According to Steve Heimoff on his blog:
Peter Granoff spoke of the “shift back toward elegance, balance, and finesse we’re seeing with this  vintage.” I, myself, wrote that 2007 was the “Pinot Noir vintage of the century.” It was, across California, a very great year for just about everything, including Napa Valley Cabernet Sauvignon.*
Andy Beckstoffer told us how the berries were really small, giving them great skin to juice content; it was a cool season, starting with a lot of shatter. When judging this year, one has to look toward the diurnal cycles. This season didn’t get the usual heat spikes, but it did get hot in August, and everything came together at the same time.
This year we tasted the 2007 vintage. Honestly, even with (nearly) four years having passed since that harvest, these wines were still huge… and very dusty.
All of these wines are still very young, and can be laid down for the next 20 years without any problems, so I’m not going to write about the big tannic structure of each one… Just understand, the structure is totally there.
Viewing this video slide show will allow you to glimpse into A Day in the Dust 2010.
What we (media) tasted at this event, Flight #1:
- Flora Springs Winery & Vineyard ~ On the nose: Green olives and black fruit. Palate: very nice overall Cab with flavors and balance.
- Frog’s Leap ~ Black fruit on the nose, with lovely soft fruit and well structure, round, soft finish.
- Honig Vineyard & Winery ~ Big and beautiful black fruit. Rich, ripe fruit bomb, yet soft in all ways.
- Lieff Wines ~ Boysenberries, black olives, and black cherries…with a hint of coffee and a touch of leather… and lace. Very nice Cab.
- Martin Estate ~ Black, rich and ripe. It reminded me of how typical all of these Cabs are, and that I need more education on Cabernets, because I haven’t been bowing to the alter of this variety. This was a great place for me to begin to appreciate Cabernet Sauvignon’s greatness.
- Monticello Vineyards ~ On the nose, dry chalkiness and black olives. Palate: very rich fruit, soft mid palate, beautiful finish.
- Peju ~ I immediately got the “dust” with this one, a bit of chalk, and blueberries.

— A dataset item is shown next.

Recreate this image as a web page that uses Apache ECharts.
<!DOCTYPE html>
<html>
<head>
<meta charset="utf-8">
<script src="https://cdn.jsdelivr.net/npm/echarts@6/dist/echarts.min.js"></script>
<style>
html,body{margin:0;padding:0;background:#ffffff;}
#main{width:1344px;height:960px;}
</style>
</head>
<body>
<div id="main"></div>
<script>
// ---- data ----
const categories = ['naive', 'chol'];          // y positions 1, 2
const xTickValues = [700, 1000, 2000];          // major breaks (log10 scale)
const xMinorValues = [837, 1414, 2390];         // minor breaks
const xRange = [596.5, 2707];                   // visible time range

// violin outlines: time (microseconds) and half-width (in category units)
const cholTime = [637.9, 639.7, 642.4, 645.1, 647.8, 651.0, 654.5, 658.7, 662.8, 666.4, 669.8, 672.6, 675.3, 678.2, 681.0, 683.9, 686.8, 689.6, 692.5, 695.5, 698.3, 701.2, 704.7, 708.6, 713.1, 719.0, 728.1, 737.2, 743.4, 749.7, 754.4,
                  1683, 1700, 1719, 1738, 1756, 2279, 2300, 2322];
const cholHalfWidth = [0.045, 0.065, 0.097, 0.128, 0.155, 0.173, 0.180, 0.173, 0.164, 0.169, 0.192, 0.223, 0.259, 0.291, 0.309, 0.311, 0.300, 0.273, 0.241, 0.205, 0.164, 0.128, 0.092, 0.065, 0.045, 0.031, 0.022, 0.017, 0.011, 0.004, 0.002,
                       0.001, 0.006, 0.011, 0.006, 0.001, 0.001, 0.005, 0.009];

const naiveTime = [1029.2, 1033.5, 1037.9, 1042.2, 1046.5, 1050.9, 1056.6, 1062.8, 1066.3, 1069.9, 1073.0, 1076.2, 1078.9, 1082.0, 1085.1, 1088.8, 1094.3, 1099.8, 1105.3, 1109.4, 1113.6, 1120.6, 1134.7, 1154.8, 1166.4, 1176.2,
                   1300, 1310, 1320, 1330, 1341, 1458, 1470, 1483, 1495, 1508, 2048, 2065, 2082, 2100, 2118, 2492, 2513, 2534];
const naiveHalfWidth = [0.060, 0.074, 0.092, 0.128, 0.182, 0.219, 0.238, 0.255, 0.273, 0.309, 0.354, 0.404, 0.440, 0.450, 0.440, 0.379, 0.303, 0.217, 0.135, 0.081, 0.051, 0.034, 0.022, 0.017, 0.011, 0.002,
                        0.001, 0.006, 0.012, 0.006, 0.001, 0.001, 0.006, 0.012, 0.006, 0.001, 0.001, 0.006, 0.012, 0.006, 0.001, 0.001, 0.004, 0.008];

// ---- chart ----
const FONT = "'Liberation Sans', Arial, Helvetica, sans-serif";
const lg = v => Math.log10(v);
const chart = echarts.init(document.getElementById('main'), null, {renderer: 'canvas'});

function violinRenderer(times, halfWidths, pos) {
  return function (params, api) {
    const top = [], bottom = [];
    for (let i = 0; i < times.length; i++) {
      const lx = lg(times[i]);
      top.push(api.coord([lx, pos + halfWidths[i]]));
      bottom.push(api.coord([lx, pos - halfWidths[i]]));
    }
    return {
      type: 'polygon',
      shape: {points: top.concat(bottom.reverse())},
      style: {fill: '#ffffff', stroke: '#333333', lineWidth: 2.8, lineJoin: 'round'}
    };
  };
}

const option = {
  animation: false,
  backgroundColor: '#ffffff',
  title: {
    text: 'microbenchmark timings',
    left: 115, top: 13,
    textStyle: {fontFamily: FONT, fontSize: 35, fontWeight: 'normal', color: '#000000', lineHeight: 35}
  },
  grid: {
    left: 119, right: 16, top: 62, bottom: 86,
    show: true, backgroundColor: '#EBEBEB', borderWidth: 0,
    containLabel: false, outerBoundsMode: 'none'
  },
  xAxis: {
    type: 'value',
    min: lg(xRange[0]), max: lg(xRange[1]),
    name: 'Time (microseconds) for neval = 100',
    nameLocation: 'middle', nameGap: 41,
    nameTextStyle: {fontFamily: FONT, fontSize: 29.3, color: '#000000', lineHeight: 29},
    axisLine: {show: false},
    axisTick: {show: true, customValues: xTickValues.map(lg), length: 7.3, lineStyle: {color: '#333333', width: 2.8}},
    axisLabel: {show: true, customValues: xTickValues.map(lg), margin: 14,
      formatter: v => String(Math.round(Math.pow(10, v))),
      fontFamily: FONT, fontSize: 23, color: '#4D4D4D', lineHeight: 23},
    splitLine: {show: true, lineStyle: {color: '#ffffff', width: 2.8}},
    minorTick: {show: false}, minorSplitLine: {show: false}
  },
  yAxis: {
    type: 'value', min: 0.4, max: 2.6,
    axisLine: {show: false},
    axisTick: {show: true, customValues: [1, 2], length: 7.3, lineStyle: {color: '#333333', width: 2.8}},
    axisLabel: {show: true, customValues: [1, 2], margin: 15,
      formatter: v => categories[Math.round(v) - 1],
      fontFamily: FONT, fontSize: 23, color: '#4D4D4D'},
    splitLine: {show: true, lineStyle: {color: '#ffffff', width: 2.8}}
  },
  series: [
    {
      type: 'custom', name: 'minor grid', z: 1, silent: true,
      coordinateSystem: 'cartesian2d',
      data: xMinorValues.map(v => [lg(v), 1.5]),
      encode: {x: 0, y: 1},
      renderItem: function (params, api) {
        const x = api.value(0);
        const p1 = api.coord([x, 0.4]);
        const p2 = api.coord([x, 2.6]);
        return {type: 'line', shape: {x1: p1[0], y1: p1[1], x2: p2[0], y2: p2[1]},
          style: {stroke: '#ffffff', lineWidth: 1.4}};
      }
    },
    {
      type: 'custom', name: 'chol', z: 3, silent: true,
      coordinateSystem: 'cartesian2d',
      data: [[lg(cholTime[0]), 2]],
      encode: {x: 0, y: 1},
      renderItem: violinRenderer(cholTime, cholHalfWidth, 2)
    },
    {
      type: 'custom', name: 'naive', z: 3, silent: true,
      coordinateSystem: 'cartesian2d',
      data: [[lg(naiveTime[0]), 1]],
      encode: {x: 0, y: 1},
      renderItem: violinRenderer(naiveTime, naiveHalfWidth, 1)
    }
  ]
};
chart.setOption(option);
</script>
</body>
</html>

- Piña Napa Valley ~ Lush grape juice. It was a favorite. The fruit was lovely and soft, with a huge tannic structure on the back end, perhaps the best aging potential for my palate.
- Quintessa ~ Black fruit. Another favorite. A wonderfully soft entry, with great mid palate, and a fabulous finish. I not only tasted this one, I actually swallowed without even thinking.

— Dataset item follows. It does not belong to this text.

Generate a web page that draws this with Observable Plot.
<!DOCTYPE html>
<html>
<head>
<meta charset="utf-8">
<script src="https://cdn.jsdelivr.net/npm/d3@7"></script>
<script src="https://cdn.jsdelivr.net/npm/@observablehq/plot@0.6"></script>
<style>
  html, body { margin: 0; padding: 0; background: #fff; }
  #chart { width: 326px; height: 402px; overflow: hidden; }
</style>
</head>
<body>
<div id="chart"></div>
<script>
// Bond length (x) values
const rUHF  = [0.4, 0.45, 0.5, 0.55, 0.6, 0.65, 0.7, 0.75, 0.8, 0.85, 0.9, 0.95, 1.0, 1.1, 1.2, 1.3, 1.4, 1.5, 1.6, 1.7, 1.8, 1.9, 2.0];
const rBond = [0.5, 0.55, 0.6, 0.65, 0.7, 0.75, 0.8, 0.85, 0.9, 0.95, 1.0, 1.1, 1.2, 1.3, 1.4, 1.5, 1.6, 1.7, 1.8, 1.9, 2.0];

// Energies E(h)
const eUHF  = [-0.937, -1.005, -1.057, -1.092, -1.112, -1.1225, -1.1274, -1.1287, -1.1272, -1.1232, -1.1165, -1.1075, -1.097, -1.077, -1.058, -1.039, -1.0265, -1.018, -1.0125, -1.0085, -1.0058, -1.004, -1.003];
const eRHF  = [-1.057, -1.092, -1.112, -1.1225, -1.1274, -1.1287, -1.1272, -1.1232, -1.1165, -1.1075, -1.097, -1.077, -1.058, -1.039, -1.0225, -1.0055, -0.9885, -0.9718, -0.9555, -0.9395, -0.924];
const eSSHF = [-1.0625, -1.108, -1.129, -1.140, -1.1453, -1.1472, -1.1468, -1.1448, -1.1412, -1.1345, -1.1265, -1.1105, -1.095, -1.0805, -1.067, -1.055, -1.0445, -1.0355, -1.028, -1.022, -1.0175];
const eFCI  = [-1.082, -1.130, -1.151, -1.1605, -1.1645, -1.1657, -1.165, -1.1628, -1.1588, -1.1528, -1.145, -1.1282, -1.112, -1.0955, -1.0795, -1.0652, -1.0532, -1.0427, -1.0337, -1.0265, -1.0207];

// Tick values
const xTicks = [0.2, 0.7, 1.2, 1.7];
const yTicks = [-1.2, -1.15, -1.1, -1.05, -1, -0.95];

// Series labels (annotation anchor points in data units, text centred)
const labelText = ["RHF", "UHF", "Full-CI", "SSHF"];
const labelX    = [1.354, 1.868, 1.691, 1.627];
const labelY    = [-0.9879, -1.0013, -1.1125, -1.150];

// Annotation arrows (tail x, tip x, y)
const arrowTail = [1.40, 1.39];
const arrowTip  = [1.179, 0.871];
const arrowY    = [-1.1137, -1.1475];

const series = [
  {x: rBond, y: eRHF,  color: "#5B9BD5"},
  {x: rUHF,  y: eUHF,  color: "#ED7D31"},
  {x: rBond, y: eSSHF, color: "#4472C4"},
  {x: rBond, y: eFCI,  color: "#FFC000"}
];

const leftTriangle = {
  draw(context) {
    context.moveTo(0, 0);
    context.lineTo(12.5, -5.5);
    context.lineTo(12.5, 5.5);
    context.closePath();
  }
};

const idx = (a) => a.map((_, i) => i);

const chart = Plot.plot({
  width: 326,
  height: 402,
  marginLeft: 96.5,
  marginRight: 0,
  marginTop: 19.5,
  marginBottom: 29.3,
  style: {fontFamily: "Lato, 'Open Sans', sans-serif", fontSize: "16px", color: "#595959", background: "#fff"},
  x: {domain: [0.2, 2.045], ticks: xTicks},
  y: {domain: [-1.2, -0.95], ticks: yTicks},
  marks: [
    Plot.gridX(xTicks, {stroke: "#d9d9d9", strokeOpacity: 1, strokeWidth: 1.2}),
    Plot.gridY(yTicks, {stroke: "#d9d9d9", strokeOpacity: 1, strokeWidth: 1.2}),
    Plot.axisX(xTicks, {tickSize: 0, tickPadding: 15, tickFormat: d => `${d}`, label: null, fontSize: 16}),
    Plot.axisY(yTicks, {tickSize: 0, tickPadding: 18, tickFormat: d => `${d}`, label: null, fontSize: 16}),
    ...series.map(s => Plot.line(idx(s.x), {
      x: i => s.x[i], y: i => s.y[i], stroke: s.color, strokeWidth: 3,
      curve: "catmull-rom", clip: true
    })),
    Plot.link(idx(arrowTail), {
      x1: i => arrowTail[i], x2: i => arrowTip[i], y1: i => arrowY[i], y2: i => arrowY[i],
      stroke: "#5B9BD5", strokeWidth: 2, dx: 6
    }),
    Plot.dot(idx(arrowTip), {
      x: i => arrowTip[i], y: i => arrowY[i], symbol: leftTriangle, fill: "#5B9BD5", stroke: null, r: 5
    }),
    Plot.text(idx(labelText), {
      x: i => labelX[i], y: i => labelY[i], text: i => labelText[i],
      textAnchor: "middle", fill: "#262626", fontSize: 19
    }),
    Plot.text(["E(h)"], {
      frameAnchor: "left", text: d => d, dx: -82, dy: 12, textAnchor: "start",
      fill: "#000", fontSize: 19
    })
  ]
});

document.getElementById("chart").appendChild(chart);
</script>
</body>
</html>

- Round Pond Estate ~ Blackberries, cherries, elegant fruit with a beautiful finish.
- Sullivan Vineyards ~ Mashed cherries, wonderful structure and a great finish.

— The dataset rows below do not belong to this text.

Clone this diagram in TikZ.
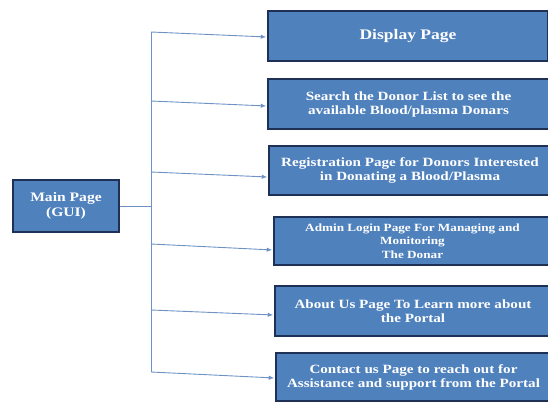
\documentclass[tikz,border=0pt]{standalone}
\usepackage{fontspec}
\setmainfont{Liberation Serif}
\newfontfamily\pagefont[FakeStretch=1.2]{Liberation Serif}
\usetikzlibrary{arrows.meta,positioning,calc}
\definecolor{pgblue}{RGB}{79,129,189}
\definecolor{pgnavy}{RGB}{30,48,86}
\definecolor{pgline}{RGB}{110,145,198}

\begin{document}
\begin{tikzpicture}[x=1pt,y=-1pt,
  page/.style={rectangle,draw=pgnavy,fill=pgblue,line width=2pt,anchor=north west,
    align=center,text=white,inner sep=0pt,font=\pagefont\bfseries\fontsize{12.6}{14}\selectfont},
  link/.style={pgline,line width=0.9pt},
  feed/.style={link,-{Latex[length=5.5pt,width=4.5pt]},shorten >=0.8pt}]
  \useasboundingbox (0,0) rectangle (548,401);
  % main node
  \node[page,minimum width=106pt,minimum height=52pt,
    font=\pagefont\bfseries\fontsize{13}{15.5}\selectfont] (main) at (12,179) {Main Page\\(GUI)};
  % target pages
  \node[page,minimum width=280pt,minimum height=50pt,
    font=\pagefont\bfseries\fontsize{14.6}{16}\selectfont] (disp) at (267,10) {Display Page};
  \node[page,minimum width=281pt,minimum height=50pt] (srch) at (267,78)
    {Search the Donor List to see the\\available Blood/plasma Donars};
  \node[page,minimum width=282pt,minimum height=49pt] (reg) at (268,145)
    {Registration Page for Donors Interested\\in Donating a Blood/Plasma};
  \node[page,minimum width=277pt,minimum height=48pt,
    font=\pagefont\bfseries\fontsize{11}{13.6}\selectfont] (adm) at (273,216)
    {Admin Login Page For Managing and\\Monitoring\\The Donar};
  \node[page,minimum width=276pt,minimum height=50pt] (abt) at (274,285)
    {About Us Page To Learn more about\\the Portal};
  \node[page,minimum width=275pt,minimum height=48pt] (cont) at (275,352)
    {Contact us Page to reach out for\\Assistance and support from the Portal};
  % trunk
  \coordinate (top) at (151,32);
  \coordinate (bot) at (151,372);
  \draw[link] (top) -- (bot);
  \draw[link] (main.east) -- (main.east -| top);
  % branches
  \foreach \n/\y/\off in {disp/32/1,srch/101/2,reg/172/6.5,adm/244/9,abt/310/4,cont/372/1} {
    \coordinate (t-\n) at (151,\y);
    \draw[feed] (t-\n) -- ([yshift=-\off pt]\n.west);
  }
\end{tikzpicture}
\end{document}
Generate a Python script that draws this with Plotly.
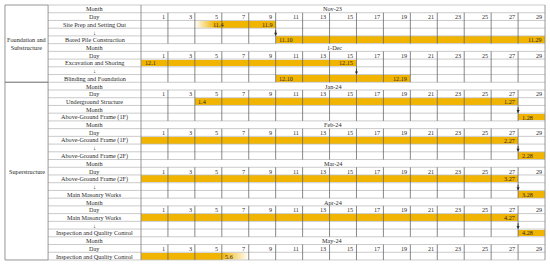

- William Harrison Winery~ Black, dusty rose. I enjoyed a soft delicate mint on the front end. I would love this one with food, now, and not have to wait for it to age any longer.
What we (media) tasted at this event, Flight #2:
- Beaulieu Vineyard ~ Bramble berries and blackberries with rich flavors. Beaulieu has always been known for consistency, and I was told by one of my other tasters, this wine is the same delicious rendition every year; although, because of the 2007 being a stellar year, this one is superlative.
- Hewitt Vineyard ~ Black and blue: boysenberries and blueberries, black olives, softer tannins, elegant finish.
- Long Meadow Ranch ~ Chalky dust, blueberries, a great food friendly wine right now.
- Meander ~ Complex wine from aromas to palate to finish. The tannic structure is till very tight. This one has great aging potential
- Provenance Vineyards ~ Boysenberries, August rose, a very rich presence. Beautiful Cab.
- Rubicon Estate ~ A big, inky bruiser. Aromas and very rich fruit delivered a powerhouse Cabernet Sauvignon.
- Rutherford Grove Winery ~ Well, how could I not like a PS I Love You member’s wine, but I tried to stay completely objective. It turned out to be the Pretty Boy of the group. Very easy to enjoy right now, so I did. Silky finish… Go for it now.
- Sawyer Cellars ~ Dark raspberries and blackberries. The fruit was lighter than others, but just as lovely. This one I’d begin to enjoy right now, not waiting for another five to 10 years. I wrote… Lamb… yum!
- Slaughterhouse Cellars ~ This one was the most complex for me (the second on in this flight, even though I’ve alphabetized them for easy finding). Silky on the palate, the loveliest of tannins.
- Staglin Family Vineyard ~ I wrote, WOW, yum, while taking my notes. It was a bring it on moment. As it happened, this was the very last wine of the tasting, so to have that “bring it on moment” told me that I was on my way to understanding the intense interest in Cabernet by so many.
- Tres Sabores ~ Another PS I Love You member, and the only Rutherford Cab I ever remember tasting in the past. I love Julie Johnson’s work, and she created a beautiful Cab. An organic farm practitioner, her Cabernet had big aromas on the nose, great flavors on the palate, and an elegant finish.
Attending this annual tasting, with the likeness of so many greats around me, gave me more than a moment to pause on where I’ve come in the last 17 years. It’s been quite the ride, and I wish the same for so many of you out there, moving forward on your own wine journeys.
*In the quote from Steve Heimoff, in my writing process, I forgot to make this paragraph a direct quote from Steve Heimoff. I’ve never had the joy of writing about the 2007 vintage of Pinot Noir. That was strictly Steve’s story. Forgive me for not catching that earlier.